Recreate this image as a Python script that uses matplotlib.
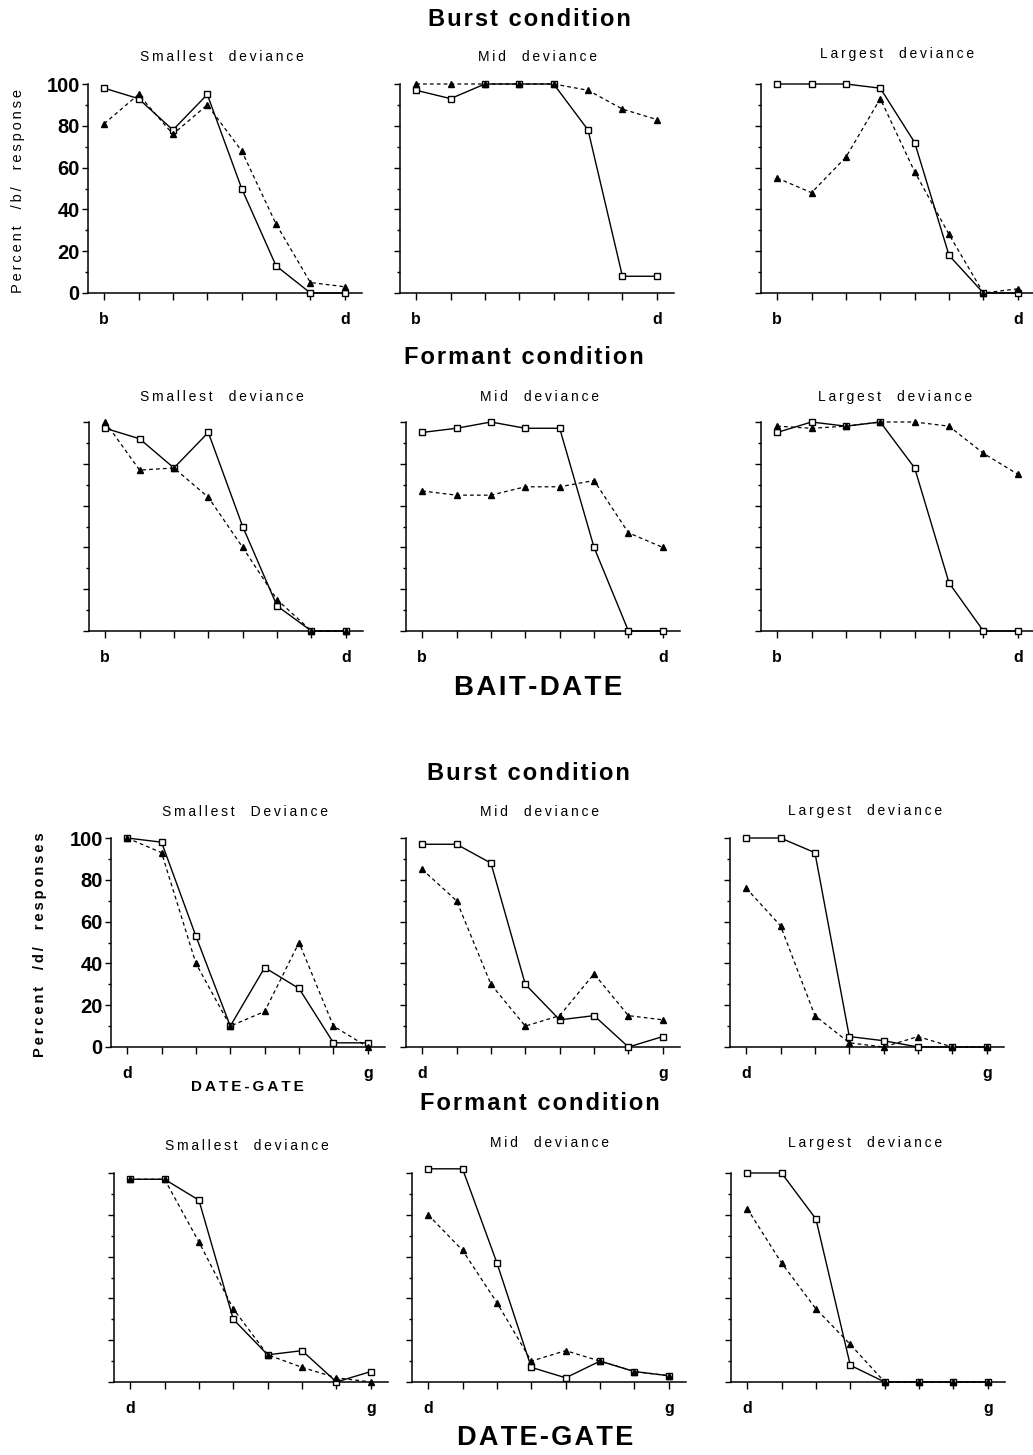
import matplotlib
matplotlib.use("Agg")
import matplotlib.pyplot as plt
import numpy as np

#============================================================
# Datos (porcentaje de respuestas), 8 pasos del continuo
#============================================================

pasos = np.arange(8)

# BAIT-DATE, condicion Burst
bd_burst_small_sq = [98, 93, 78, 95, 50, 13, 0, 0]
bd_burst_small_tri = [81, 95, 76, 90, 68, 33, 5, 3]
bd_burst_mid_sq = [97, 93, 100, 100, 100, 78, 8, 8]
bd_burst_mid_tri = [100, 100, 100, 100, 100, 97, 88, 83]
bd_burst_large_sq = [100, 100, 100, 98, 72, 18, 0, 0]
bd_burst_large_tri = [55, 48, 65, 93, 58, 28, 0, 2]

# BAIT-DATE, condicion Formant
bd_form_small_sq = [97, 92, 78, 95, 50, 12, 0, 0]
bd_form_small_tri = [100, 77, 78, 64, 40, 15, 0, 0]
bd_form_mid_sq = [95, 97, 100, 97, 97, 40, 0, 0]
bd_form_mid_tri = [67, 65, 65, 69, 69, 72, 47, 40]
bd_form_large_sq = [95, 100, 98, 100, 78, 23, 0, 0]
bd_form_large_tri = [98, 97, 98, 100, 100, 98, 85, 75]

# DATE-GATE, condicion Burst
dg_burst_small_sq = [100, 98, 53, 10, 38, 28, 2, 2]
dg_burst_small_tri = [100, 93, 40, 10, 17, 50, 10, 0]
dg_burst_mid_sq = [97, 97, 88, 30, 13, 15, 0, 5]
dg_burst_mid_tri = [85, 70, 30, 10, 15, 35, 15, 13]
dg_burst_large_sq = [100, 100, 93, 5, 3, 0, 0, 0]
dg_burst_large_tri = [76, 58, 15, 2, 0, 5, 0, 0]

# DATE-GATE, condicion Formant
dg_form_small_sq = [97, 97, 87, 30, 13, 15, 0, 5]
dg_form_small_tri = [97, 97, 67, 35, 13, 7, 2, 0]
dg_form_mid_sq = [102, 102, 57, 7, 2, 10, 5, 3]
dg_form_mid_tri = [80, 63, 38, 10, 15, 10, 5, 3]
dg_form_large_sq = [100, 100, 78, 8, 0, 0, 0, 0]
dg_form_large_tri = [83, 57, 35, 18, 0, 0, 0, 0]

etiquetas_bd = ['b', '', '', '', '', '', '', 'd']
etiquetas_dg = ['d', '', '', '', '', '', '', 'g']
yticks = [0, 20, 40, 60, 80, 100]

#============================================================
# Figura
#============================================================

plt.rcParams['font.family'] = ['Liberation Sans', 'DejaVu Sans']

W, H = 1033, 1455
AW, AH = 274, 209
fig = plt.figure(figsize=(W / 100, H / 100), dpi=100)


def espaciar(s, sep='\u2009'):
    # letras separadas, como en el original
    return sep.join(s)


def panel(x0, y_bottom, sq, tri, etiquetas, con_numeros):
    ax = fig.add_axes([x0 / W, 1 - y_bottom / H, AW / W, AH / H])
    ax.plot(pasos, sq, '-', color='black', lw=1.0, marker='s', ms=5,
            mfc='white', mec='black', mew=1.0, clip_on=False, zorder=3)
    ax.plot(pasos, tri, color='black', lw=0.9, ls=(0, (3, 2.5)), marker='^',
            ms=5, mfc='black', mec='black', clip_on=False, zorder=4)
    ax.set_xlim(-0.47, 7.5)
    ax.set_ylim(0, 100)
    ax.spines['top'].set_visible(False)
    ax.spines['right'].set_visible(False)
    ax.spines['left'].set_linewidth(1.1)
    ax.spines['bottom'].set_linewidth(1.1)
    ax.set_xticks(pasos)
    ax.set_xticklabels(etiquetas, fontsize=11.5, fontweight='bold')
    ax.tick_params(axis='x', length=5, width=1, pad=9)
    ax.set_yticks(yticks)
    ax.set_yticks(np.arange(10, 100, 20), minor=True)
    ax.tick_params(axis='y', which='major', length=4, width=1, pad=2)
    ax.tick_params(axis='y', which='minor', length=2, width=1)
    if con_numeros:
        ax.set_yticklabels([str(v) for v in yticks], fontsize=14.5,
                           fontweight='bold')
    else:
        ax.set_yticklabels([])
    return ax


def subtitulo(x, y, s):
    fig.text(x / W, 1 - y / H, espaciar(s), ha='center', va='center',
             fontsize=10)


def titulo(x, y, s, size):
    fig.text(x / W, 1 - y / H, espaciar(s, '\u200a'), ha='center',
             va='center', fontsize=size, fontweight='bold')


# BAIT-DATE
panel(88, 293, bd_burst_small_sq, bd_burst_small_tri, etiquetas_bd, True)
panel(400, 293, bd_burst_mid_sq, bd_burst_mid_tri, etiquetas_bd, False)
panel(761, 293, bd_burst_large_sq, bd_burst_large_tri, etiquetas_bd, False)
panel(89, 631, bd_form_small_sq, bd_form_small_tri, etiquetas_bd, False)
panel(406, 631, bd_form_mid_sq, bd_form_mid_tri, etiquetas_bd, False)
panel(761, 631, bd_form_large_sq, bd_form_large_tri, etiquetas_bd, False)

# DATE-GATE
panel(111, 1047, dg_burst_small_sq, dg_burst_small_tri, etiquetas_dg, True)
panel(406, 1047, dg_burst_mid_sq, dg_burst_mid_tri, etiquetas_dg, False)
panel(730, 1047, dg_burst_large_sq, dg_burst_large_tri, etiquetas_dg, False)
panel(114, 1382, dg_form_small_sq, dg_form_small_tri, etiquetas_dg, False)
panel(412, 1382, dg_form_mid_sq, dg_form_mid_tri, etiquetas_dg, False)
panel(731, 1382, dg_form_large_sq, dg_form_large_tri, etiquetas_dg, False)

#============================================================
# Titulos
#============================================================

titulo(529, 20, 'Burst condition', 17)
subtitulo(222, 57, 'Smallest  deviance')
subtitulo(537, 57, 'Mid  deviance')
subtitulo(897, 54, 'Largest  deviance')

titulo(524, 357, 'Formant condition', 17)
subtitulo(222, 397, 'Smallest  deviance')
subtitulo(540, 397, 'Mid  deviance')
subtitulo(895, 397, 'Largest  deviance')
titulo(538, 688, 'BAIT-DATE', 20)

titulo(528, 773, 'Burst condition', 17)
subtitulo(245, 812, 'Smallest  Deviance')
subtitulo(540, 812, 'Mid  deviance')
subtitulo(865, 811, 'Largest  deviance')
fig.text(247 / W, 1 - 1087 / H, espaciar('DATE-GATE'), ha='center',
         va='center', fontsize=11, fontweight='bold')

titulo(540, 1103, 'Formant condition', 17)
subtitulo(247, 1146, 'Smallest  deviance')
subtitulo(549, 1143, 'Mid  deviance')
subtitulo(865, 1143, 'Largest  deviance')
titulo(545, 1438, 'DATE-GATE', 19.5)

fig.text(18 / W, 1 - 191 / H, espaciar('Percent  /b/  response'), rotation=90,
         ha='center', va='center', fontsize=10.5)
fig.text(40 / W, 1 - 945 / H, espaciar('Percent  /d/  responses'), rotation=90,
         ha='center', va='center', fontsize=10.5, fontweight='bold')

fig.savefig('out.png', dpi=100)
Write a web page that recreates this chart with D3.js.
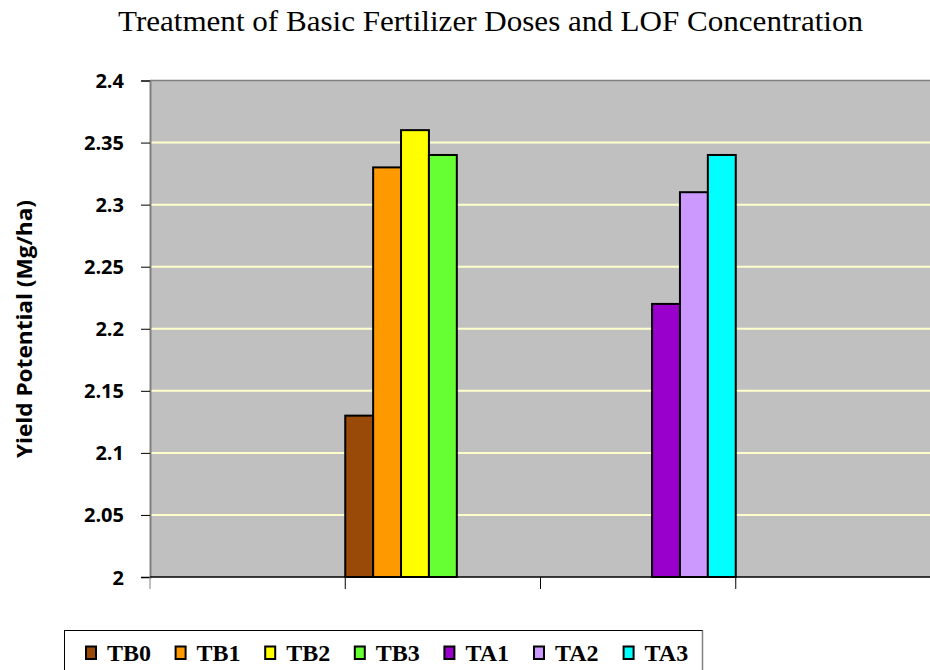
<!DOCTYPE html>
<html>
<head>
<meta charset="utf-8">
<script src="https://cdn.jsdelivr.net/npm/d3@7"></script>
<style>
  body { margin: 0; background: #fff; }
  svg { display: block; }
</style>
</head>
<body>
<script>
var width = 930,
    height = 670;

// 4 category slots on the x axis, no labels drawn
var categories = ["c1", "c2", "c3", "c4"];
var series = ["TB0", "TB1", "TB2", "TB3", "TA1", "TA2", "TA3"];
var colors = ["#994a08", "#ff9900", "#ffff00", "#66ff33", "#9900cc", "#cc99ff", "#00ffff"];
// value of each series in each category (null = no bar)
var values = {
  TB0: [null, 2.13, null, null],
  TB1: [null, 2.33, null, null],
  TB2: [null, 2.36, null, null],
  TB3: [null, 2.34, null, null],
  TA1: [null, null, 2.22, null],
  TA2: [null, null, 2.31, null],
  TA3: [null, null, 2.34, null]
};
var yTicks = [2, 2.05, 2.1, 2.15, 2.2, 2.25, 2.3, 2.35, 2.4];

var plot = {left: 150, right: 931, top: 80.5, bottom: 577};

var svg = d3.select("body").append("svg")
    .attr("width", width)
    .attr("height", height);

var x = d3.scaleBand()
    .domain(categories)
    .range([plot.left, plot.right])
    .padding(0);

var xs = d3.scaleBand()
    .domain(series)
    .range([0, x.bandwidth()])
    .padding(0);

var y = d3.scaleLinear()
    .domain([2, 2.4])
    .range([plot.bottom, plot.top]);

var color = d3.scaleOrdinal().domain(series).range(colors);

// plot background
svg.append("rect")
    .attr("x", plot.left)
    .attr("y", plot.top)
    .attr("width", plot.right - plot.left)
    .attr("height", plot.bottom - plot.top)
    .attr("fill", "#c0c0c0");

svg.append("line")
    .attr("x1", plot.left).attr("x2", plot.right)
    .attr("y1", plot.top).attr("y2", plot.top)
    .attr("stroke", "#808080").attr("stroke-width", 1.5);

// gridlines
svg.append("g")
  .selectAll("line")
  .data(yTicks.filter(d => d > 2 && d < 2.4))
  .join("line")
    .attr("x1", plot.left).attr("x2", plot.right)
    .attr("y1", d => y(d)).attr("y2", d => y(d))
    .attr("stroke", "#ffffcc").attr("stroke-width", 2);

// bars
var rows = [];
series.forEach(function(s) {
  values[s].forEach(function(v, i) {
    if (v != null) rows.push({series: s, cat: categories[i], value: v});
  });
});

svg.append("g")
  .selectAll("rect")
  .data(rows)
  .join("rect")
    .attr("x", d => x(d.cat) + xs(d.series))
    .attr("y", d => y(d.value))
    .attr("width", xs.bandwidth())
    .attr("height", d => y(2) - y(d.value))
    .attr("fill", d => color(d.series))
    .attr("stroke", "#000")
    .attr("stroke-width", 2);

// y axis
var yAxis = d3.axisLeft(y)
    .tickValues(yTicks)
    .tickFormat(d3.format("~g"))
    .tickSize(9)
    .tickPadding(17);

var gy = svg.append("g")
    .attr("transform", "translate(" + plot.left + ",0)")
    .call(yAxis);
gy.select(".domain").attr("stroke", "#808080").attr("stroke-width", 2);
gy.selectAll(".tick line").attr("stroke", "#000");
gy.selectAll("text")
    .attr("font-family", "'Open Sans', sans-serif")
    .attr("font-weight", "bold")
    .attr("font-size", 20)
    .attr("dy", "0.35em")
    .attr("fill", "#000");

// x axis
var gx = svg.append("g")
    .attr("transform", "translate(0," + plot.bottom + ")");
gx.append("line")
    .attr("x1", plot.left).attr("x2", plot.right)
    .attr("stroke", "#000").attr("stroke-width", 1.5);
gx.selectAll("line.tk")
  .data(categories)
  .join("line")
    .attr("class", "tk")
    .attr("x1", d => x(d)).attr("x2", d => x(d))
    .attr("y1", 0).attr("y2", 12)
    .attr("stroke", (d, i) => i == 0 ? "#808080" : "#000")
    .attr("stroke-width", 1);

// title
svg.append("text")
    .attr("x", 490.5)
    .attr("y", 31)
    .attr("text-anchor", "middle")
    .attr("font-family", "'Liberation Serif', 'Times New Roman', serif")
    .attr("font-size", 29)
    .attr("textLength", 745)
    .attr("lengthAdjust", "spacingAndGlyphs")
    .text("Treatment of Basic Fertilizer Doses and LOF Concentration");

// y label
svg.append("text")
    .attr("transform", "translate(32,329) rotate(-90)")
    .attr("text-anchor", "middle")
    .attr("font-family", "'Open Sans', sans-serif")
    .attr("font-weight", "bold")
    .attr("font-size", 22)
    .attr("textLength", 258)
    .attr("lengthAdjust", "spacingAndGlyphs")
    .text("Yield Potential (Mg/ha)");

// legend
var legend = svg.append("g");
legend.append("rect")
    .attr("x", 64.5).attr("y", 630.5)
    .attr("width", 638).attr("height", 45)
    .attr("fill", "#fff")
    .attr("stroke", "#000").attr("stroke-width", 1);
legend.append("line")
    .attr("x1", 702.5).attr("x2", 702.5)
    .attr("y1", 630.5).attr("y2", 670)
    .attr("stroke", "#808080").attr("stroke-width", 1.5);

var item = legend.selectAll("g.item")
  .data(series)
  .join("g")
    .attr("class", "item")
    .attr("transform", (d, i) => "translate(" + (86 + i * 89.6) + ",0)");

item.append("rect")
    .attr("x", 0).attr("y", 646.5)
    .attr("width", 10).attr("height", 12.5)
    .attr("fill", d => color(d))
    .attr("stroke", "#000").attr("stroke-width", 2);

item.append("text")
    .attr("x", 21).attr("y", 661)
    .attr("font-family", "'Liberation Serif', 'Times New Roman', serif")
    .attr("font-weight", "bold")
    .attr("font-size", 24)
    .text(d => d);
</script>
</body>
</html>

════════════════

TASK DETAILS =>
Pull out all lines of the data with the string "that".

ANSWER =>
Recreate this image as a Python script that uses matplotlib.
Write a web page that recreates this chart with D3.js.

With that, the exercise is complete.